Basically, until major scientific breakthroughs occur, this will be untestable. There is no tangible of theoretical idea that can possibly act as a Baseline for this Theory. It just can't be done YET. Remember people lime Christopher Columbus? He searched for something impossible at the time, only describable in legends. Such is a way to test this theory, I'm not saying it will be discovered in either of our lifetimes, but it may some day be created, or in his case, found. :)
@Colt(View Post) That's be great if we were all taught colours differently. Then we'd be disagreeing left and right and would have known already. If one factor to test is let's say shade, then there is no baseline either. Black could be completely different in my view than what is known for you. The test you have made only tests the disagreement of the two. We all agreed the test on this forum is "black", but we don't know what you, I, Simon, or anyone else in the world is seeing.
EDIT: The only possible way we in the IRC said to test this would be through technology. Taking electronic eyes and implanting them in order to set it to one person's shade. So yes it's possible, but not yet.
But how would you then be able to differentiate the results? :) how would you "set" it to a specific shade? If your perception of the baseline shade is different from the test subjects the results become invalid. You need a baseline(baseline=color shade different from test subjects I think) to fully validate the test results. You are not stupid, you are just overlooking how the testing will be thoroughly conducted.
I believe the electronic eyes in a way would be a baseline, but then how would you be able to set them to a certain shade, and if you could set them, then you would need a way of decoding it in a way everyone could understand without color sort of.

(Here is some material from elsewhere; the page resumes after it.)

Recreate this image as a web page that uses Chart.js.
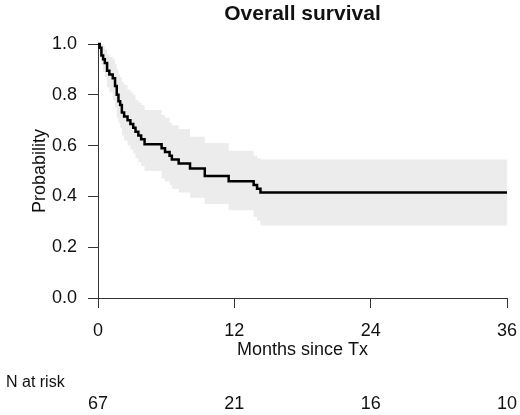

@Colt(View Post) But you're also over looking the thing we are trying to prove. We are trying to prove if colours are different from person to person. The electronic eye method is a slight problem but in a 100 years it's MIGHT be possible. Simple exchanging the eye with something else to send signals to the brain won;t work, but by modifying the brains thinking it would be possible. If we had one person set it to what they say is yellow, the client end or implanted person will see what they set and would prove the theory. It's forcing them to see what another persons sets as their colours. "Setting" means using light waves and electronic signals to show a colour in the administrator's view. They change it until they see what they perceive as "yellow".
EDIT: Setting it would be through electronic signals. The brain sees this as vision when it processes the particles going into the eye. It would take a lot of testing, but would have some scientific impact.
I "see", haha jokes on me with that one, but wouldn't you still need a way to universally transmit the same signal ti both people?
Equation For Determination Of Color Perception Theory. Factors: X=Baseline for testing=electronic eyes A=Subject one B=Subject two W=Way of comparing both subjects=transmitting same signal via electronic eyes I=Result—difference or no difference in perception
X+W distributed to (A+B)= I
This is my formula for testing Color Perception, with modification for Lockheedmartins eyes theory.
Edit:I OK electronic signals for transmission, got it :)
@Colt(View Post) Exactly using the modification of the electronic eye would be able to prove the difference. You would only need to transmit to one person on the receiving end because the administrator end is a set pattern. If they see it different than what they had before the implant then we'd know.
@Lockheedmartin, thanks for explaining to me your idea, I was lost for a little while. It makes alot mores sense. When I began to try to explain this, I knew future technology was the only answer to the question. In a way my equation was still right, just in a very vauge way.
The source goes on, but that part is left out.